This article was originally published at betterwithkick.com.
I’ve always considered myself to be fairly great at managing time but this past year has been particularly challenging. Perhaps it was losing half of my team at work due to pandemic layoffs or maybe it was becoming a parent and working full time, nevertheless, we all go through seasons of life that demand our time differently.
Generally, we tend to underestimate the cost of time management. The Washington Post quoted some fascinating research by the University of California, Irvine that states “The typical office worker is interrupted or switches tasks, on average, every three minutes and five seconds. And it can take 23 minutes and 15 seconds just to get back to where they left off.”
The same article, from 2015, quoted a “loss of almost $1 trillion to the U.S. economy”.
As much as I tend to fight for total and complete optimization of time in my work and personal life (Type As assemble!), I understand it is a wildly unreasonable goal. What is important, is being able to recognize, refine and reassess various time management strategies and implement the right one that fits the season AND the person. Time management is not one-size-fits-all.
“The typical office worker is interrupted or switches tasks, on average, every three minutes and five seconds. And it can take 23 minutes and 15 seconds just to get back to where they left off.”
Below are five time management strategies and techniques that tend to work well and can be easily flexed and applied to fit different scenarios and needs:
- Do More Deep Work. Start by distancing yourself from social media or other personal distractors. Next, set a strict period of time to spend working. If not sure when you typically can get into the brain space for deep work, consider the most common “golden hours” — 8 to 10am and 12 to 1:30pm. Deep work works when interruptions are limited so, if it is appropriate in your workplace, mark the calendar “Busy” and set your messaging apps to “Do not disturb”. Throw on the headphones as a physical queue to others that you are plugged in and turn on your favorite focus playlist. Then, get to work.
- Do Less Fire Fighting. For most, it is human nature to want to check those 15 “fires” off our lists instead of starting that round of prospecting calls or initiating a big project. In addition, we tend to be easily pulled into others’ crises. This causes more engagement in busy work, not effective work, and tends to result in procrastination, overpromising, and under-delivering. Ruthlessly eliminate time-wasting activities such as working on items that are not a listed top priority, saying “Yes” when you should say “No”, and spending too much time on emails/DMs or unscheduled phone calls. Protect your time and do not allow yourself to be pulled into a crisis — very few things are actually “threat level midnight”.

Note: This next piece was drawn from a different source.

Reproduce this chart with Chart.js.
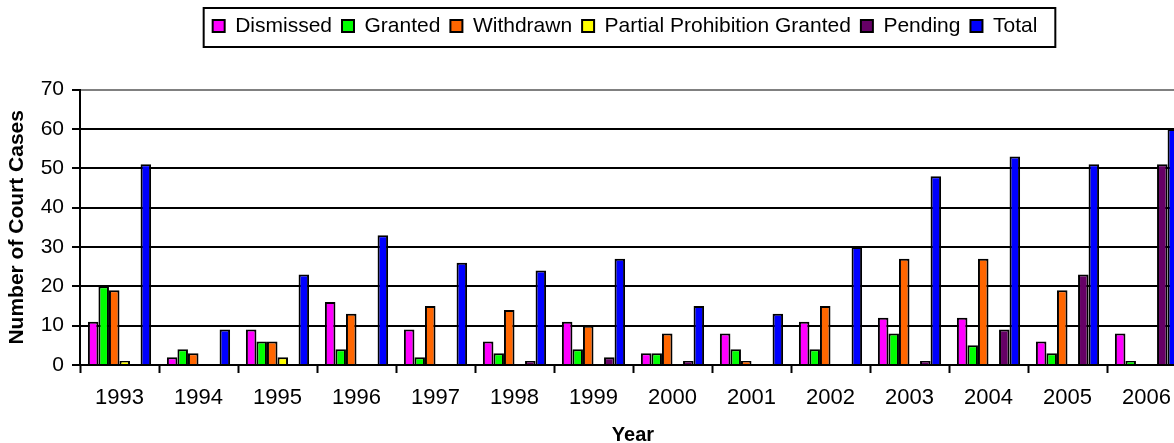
<!DOCTYPE html>
<html>
<head>
<meta charset="utf-8">
<script src="https://cdn.jsdelivr.net/npm/chart.js@4/dist/chart.umd.min.js"></script>
<style>
    html, body { margin: 0; padding: 0; overflow: hidden; background: #fff; }
    canvas { display: block; }
</style>
</head>
<body>
<canvas id="court-chart" width="1190" height="450"></canvas>
<script>
// データ
const years = ['1993', '1994', '1995', '1996', '1997', '1998', '1999', '2000', '2001', '2002', '2003', '2004', '2005', '2006'];
const dismissed = [11, 2, 9, 16, 9, 6, 11, 3, 8, 11, 12, 12, 6, 8];
const granted = [20, 4, 6, 4, 2, 3, 4, 3, 4, 4, 8, 5, 3, 1];
const withdrawn = [19, 3, 6, 13, 15, 14, 10, 8, 1, 15, 27, 27, 19, 0];
const partialGranted = [1, 0, 2, 0, 0, 0, 0, 0, 0, 0, 0, 0, 0, 0];
const pending = [0, 0, 0, 0, 0, 1, 2, 1, 0, 0, 1, 9, 23, 51];
const total = [51, 9, 23, 33, 26, 24, 27, 15, 13, 30, 48, 53, 51, 60];
const yTicks = [0, 10, 20, 30, 40, 50, 60, 70];

const FONT = "'Liberation Sans', Arial, sans-serif";

function bar(label, data, color) {
    return {
        label: label,
        data: data,
        backgroundColor: color,
        borderColor: '#000000',
        borderWidth: 2,
        borderSkipped: 'start',
        inflateAmount: 0
    };
}

// 凡例の枠とレイアウト調整
const legendBox = {
    id: 'legendBox',
    afterLayout(chart) {
        chart.legend.left = chart.chartArea.left - 8;
        chart.legend.right = chart.chartArea.right - 8;
    },
    afterDraw(chart) {
        const boxes = chart.legend.legendHitBoxes;
        if (!boxes || !boxes.length) return;
        const first = boxes[0];
        const last = boxes[boxes.length - 1];
        const ctx = chart.ctx;
        ctx.save();
        ctx.strokeStyle = '#000000';
        ctx.lineWidth = 2;
        ctx.strokeRect(first.left - 9, first.top - 7.5, (last.left + last.width + 18) - (first.left - 9), 39);
        ctx.restore();
    }
};

const ctx = document.getElementById('court-chart').getContext('2d');
new Chart(ctx, {
    type: 'bar',
    data: {
        labels: years,
        datasets: [
            bar('Dismissed', dismissed, '#FF00FF'),
            bar('Granted', granted, '#00FF00'),
            bar('Withdrawn', withdrawn, '#FF6600'),
            bar('Partial Prohibition Granted', partialGranted, '#FFFF00'),
            bar('Pending', pending, '#660066'),
            bar('Total', total, '#0000FF')
        ]
    },
    options: {
        responsive: false,
        animation: false,
        devicePixelRatio: 1,
        datasets: {
            bar: { categoryPercentage: 0.8, barPercentage: 1.0 }
        },
        layout: { padding: { top: 5.5, right: 4, bottom: 0, left: 0 } },
        plugins: {
            legend: {
                position: 'top',
                labels: {
                    color: '#000000',
                    font: { family: FONT, size: 21 },
                    boxWidth: 12,
                    boxHeight: 12,
                    padding: 10
                }
            },
            title: {
                display: true,
                text: '',
                weight: 100,
                font: { size: 10 },
                padding: { top: 0, bottom: 31.1 }
            },
            tooltip: { enabled: false }
        },
        scales: {
            x: {
                afterFit(scale) { scale.height = 85; },
                grid: {
                    display: true,
                    offset: true,
                    drawOnChartArea: false,
                    drawTicks: true,
                    tickLength: 8,
                    tickColor: '#000000',
                    tickWidth: 2
                },
                border: { display: true, color: '#000000', width: 2 },
                ticks: {
                    color: '#000000',
                    font: { family: FONT, size: 22 },
                    padding: 12,
                    maxRotation: 0,
                    autoSkip: false
                },
                title: {
                    display: true,
                    text: 'Year',
                    color: '#000000',
                    font: { family: FONT, size: 20, weight: 'bold' },
                    padding: { top: 0, bottom: 3 }
                }
            },
            y: {
                min: 0,
                max: 70,
                afterFit(scale) { scale.width = 80; },
                afterBuildTicks(scale) {
                    scale.ticks = yTicks.map(v => ({ value: v }));
                },
                grid: {
                    color: c => (c.tick && c.tick.value === 70 ? '#808080' : '#000000'),
                    lineWidth: 2,
                    drawTicks: true,
                    tickLength: 8,
                    tickColor: '#000000',
                    tickWidth: 2
                },
                border: { display: true, color: '#000000', width: 2 },
                ticks: {
                    color: '#000000',
                    font: { family: FONT, size: 21 },
                    padding: 8
                },
                title: {
                    display: true,
                    text: 'Number of Court Cases',
                    color: '#000000',
                    font: { family: FONT, size: 21, weight: 'bold' },
                    padding: { top: 5, bottom: 0 }
                }
            }
        }
    },
    plugins: [legendBox]
});
</script>
</body>
</html>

- Make Time for Planning. Adhere to a daily priority check-in before wrapping up each workday and a more robust planning session each week. Recap the weekly plan and use it as a tool to communicate with managers and ensure everyone is on the same page about current priorities. The plan does not need to be fancy but it does need to work on an individual level so, don’t be afraid to try new versions and change them over time. To get started, download the Kick Eisenhower Matrix Template for free for help categorizing priorities by importance and urgency.
- Master Time Blocking. A subject that could certainly hold its own in a solo post, and is near and dear to my heart. Divide your day into blocks of time, each dedicated to a specific task or activity. Lay it out in advance (perhaps while planning) and try to stick to them. Consider trying the Pomodoro Technique during time blocks to maximize effectiveness by working in a series of shorter bursts.
- Eat the Frog. This one often gets misconstrued but honestly, both versions hold merit. The original intent was to get the most important item on the list done first then, do everything else. The alternate version is to do the “grossest” item on the list done first — that thing that keeps getting pushed off. Just do it already.
I hope these strategies and techniques have inspired you to take control of your to-do list and take the time to work on things that will make the greatest impact on your career and your life.